* _TASK DETAILS_: Carry none of the pictures over; write out the complete data exactly.

## START RECORDED INFORMATION

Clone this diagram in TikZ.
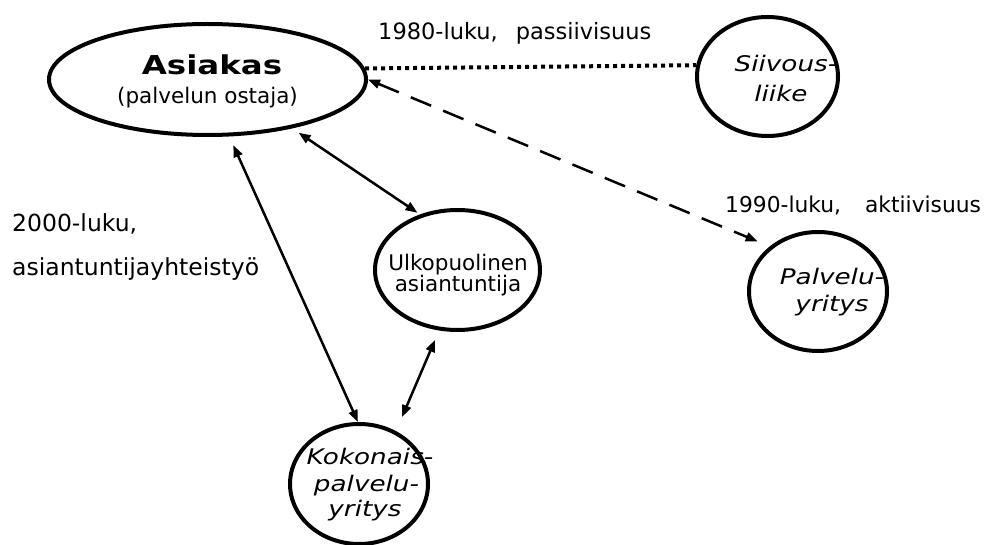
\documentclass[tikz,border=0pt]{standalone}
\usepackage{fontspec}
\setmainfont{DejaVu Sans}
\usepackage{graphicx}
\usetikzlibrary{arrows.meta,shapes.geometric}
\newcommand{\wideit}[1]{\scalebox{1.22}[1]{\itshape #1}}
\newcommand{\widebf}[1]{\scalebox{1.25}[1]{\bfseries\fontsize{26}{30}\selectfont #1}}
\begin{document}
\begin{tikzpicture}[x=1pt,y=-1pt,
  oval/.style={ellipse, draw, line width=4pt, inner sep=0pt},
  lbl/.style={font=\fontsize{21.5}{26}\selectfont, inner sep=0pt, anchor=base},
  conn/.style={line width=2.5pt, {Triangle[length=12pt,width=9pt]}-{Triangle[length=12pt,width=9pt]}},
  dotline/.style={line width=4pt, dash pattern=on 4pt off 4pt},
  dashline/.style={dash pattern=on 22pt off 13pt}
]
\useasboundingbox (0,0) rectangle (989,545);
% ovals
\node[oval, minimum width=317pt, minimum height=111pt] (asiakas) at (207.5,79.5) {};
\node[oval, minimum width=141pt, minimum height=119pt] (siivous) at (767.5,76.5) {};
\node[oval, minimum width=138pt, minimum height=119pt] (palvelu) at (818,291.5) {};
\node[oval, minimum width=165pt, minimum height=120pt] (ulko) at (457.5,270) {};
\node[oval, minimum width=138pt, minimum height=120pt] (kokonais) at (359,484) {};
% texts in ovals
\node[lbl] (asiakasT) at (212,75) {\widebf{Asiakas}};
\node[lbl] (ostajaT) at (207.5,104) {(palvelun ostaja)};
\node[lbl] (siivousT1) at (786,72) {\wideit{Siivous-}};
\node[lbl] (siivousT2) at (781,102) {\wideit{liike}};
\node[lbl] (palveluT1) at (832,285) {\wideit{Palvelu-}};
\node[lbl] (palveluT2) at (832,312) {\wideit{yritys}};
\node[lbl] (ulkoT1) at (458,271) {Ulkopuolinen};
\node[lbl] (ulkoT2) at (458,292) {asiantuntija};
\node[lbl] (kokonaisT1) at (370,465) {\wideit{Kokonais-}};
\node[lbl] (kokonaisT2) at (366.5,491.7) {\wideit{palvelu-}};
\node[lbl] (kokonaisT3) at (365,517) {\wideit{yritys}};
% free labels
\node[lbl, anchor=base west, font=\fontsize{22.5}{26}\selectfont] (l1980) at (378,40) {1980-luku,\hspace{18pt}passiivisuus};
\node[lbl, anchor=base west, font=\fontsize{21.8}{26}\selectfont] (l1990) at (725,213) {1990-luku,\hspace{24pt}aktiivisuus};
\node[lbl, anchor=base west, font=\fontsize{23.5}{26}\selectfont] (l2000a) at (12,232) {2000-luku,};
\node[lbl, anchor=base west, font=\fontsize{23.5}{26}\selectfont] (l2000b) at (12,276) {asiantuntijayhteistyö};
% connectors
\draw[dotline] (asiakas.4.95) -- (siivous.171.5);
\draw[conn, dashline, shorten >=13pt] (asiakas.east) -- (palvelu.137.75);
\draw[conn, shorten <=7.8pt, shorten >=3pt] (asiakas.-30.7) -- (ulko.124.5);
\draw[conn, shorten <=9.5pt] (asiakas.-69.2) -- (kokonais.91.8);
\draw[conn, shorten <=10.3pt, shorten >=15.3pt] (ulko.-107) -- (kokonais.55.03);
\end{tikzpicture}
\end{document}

## END RECORDED INFORMATION

* _EXERCISE SOLUTION_:
Clone this diagram in TikZ.
\documentclass[tikz,border=0pt]{standalone}
\usepackage{fontspec}
\setmainfont{DejaVu Sans}
\usepackage{graphicx}
\usetikzlibrary{arrows.meta,shapes.geometric}
\newcommand{\wideit}[1]{\scalebox{1.22}[1]{\itshape #1}}
\newcommand{\widebf}[1]{\scalebox{1.25}[1]{\bfseries\fontsize{26}{30}\selectfont #1}}
\begin{document}
\begin{tikzpicture}[x=1pt,y=-1pt,
  oval/.style={ellipse, draw, line width=4pt, inner sep=0pt},
  lbl/.style={font=\fontsize{21.5}{26}\selectfont, inner sep=0pt, anchor=base},
  conn/.style={line width=2.5pt, {Triangle[length=12pt,width=9pt]}-{Triangle[length=12pt,width=9pt]}},
  dotline/.style={line width=4pt, dash pattern=on 4pt off 4pt},
  dashline/.style={dash pattern=on 22pt off 13pt}
]
\useasboundingbox (0,0) rectangle (989,545);
% ovals
\node[oval, minimum width=317pt, minimum height=111pt] (asiakas) at (207.5,79.5) {};
\node[oval, minimum width=141pt, minimum height=119pt] (siivous) at (767.5,76.5) {};
\node[oval, minimum width=138pt, minimum height=119pt] (palvelu) at (818,291.5) {};
\node[oval, minimum width=165pt, minimum height=120pt] (ulko) at (457.5,270) {};
\node[oval, minimum width=138pt, minimum height=120pt] (kokonais) at (359,484) {};
% texts in ovals
\node[lbl] (asiakasT) at (212,75) {\widebf{Asiakas}};
\node[lbl] (ostajaT) at (207.5,104) {(palvelun ostaja)};
\node[lbl] (siivousT1) at (786,72) {\wideit{Siivous-}};
\node[lbl] (siivousT2) at (781,102) {\wideit{liike}};
\node[lbl] (palveluT1) at (832,285) {\wideit{Palvelu-}};
\node[lbl] (palveluT2) at (832,312) {\wideit{yritys}};
\node[lbl] (ulkoT1) at (458,271) {Ulkopuolinen};
\node[lbl] (ulkoT2) at (458,292) {asiantuntija};
\node[lbl] (kokonaisT1) at (370,465) {\wideit{Kokonais-}};
\node[lbl] (kokonaisT2) at (366.5,491.7) {\wideit{palvelu-}};
\node[lbl] (kokonaisT3) at (365,517) {\wideit{yritys}};
% free labels
\node[lbl, anchor=base west, font=\fontsize{22.5}{26}\selectfont] (l1980) at (378,40) {1980-luku,\hspace{18pt}passiivisuus};
\node[lbl, anchor=base west, font=\fontsize{21.8}{26}\selectfont] (l1990) at (725,213) {1990-luku,\hspace{24pt}aktiivisuus};
\node[lbl, anchor=base west, font=\fontsize{23.5}{26}\selectfont] (l2000a) at (12,232) {2000-luku,};
\node[lbl, anchor=base west, font=\fontsize{23.5}{26}\selectfont] (l2000b) at (12,276) {asiantuntijayhteistyö};
% connectors
\draw[dotline] (asiakas.4.95) -- (siivous.171.5);
\draw[conn, dashline, shorten >=13pt] (asiakas.east) -- (palvelu.137.75);
\draw[conn, shorten <=7.8pt, shorten >=3pt] (asiakas.-30.7) -- (ulko.124.5);
\draw[conn, shorten <=9.5pt] (asiakas.-69.2) -- (kokonais.91.8);
\draw[conn, shorten <=10.3pt, shorten >=15.3pt] (ulko.-107) -- (kokonais.55.03);
\end{tikzpicture}
\end{document}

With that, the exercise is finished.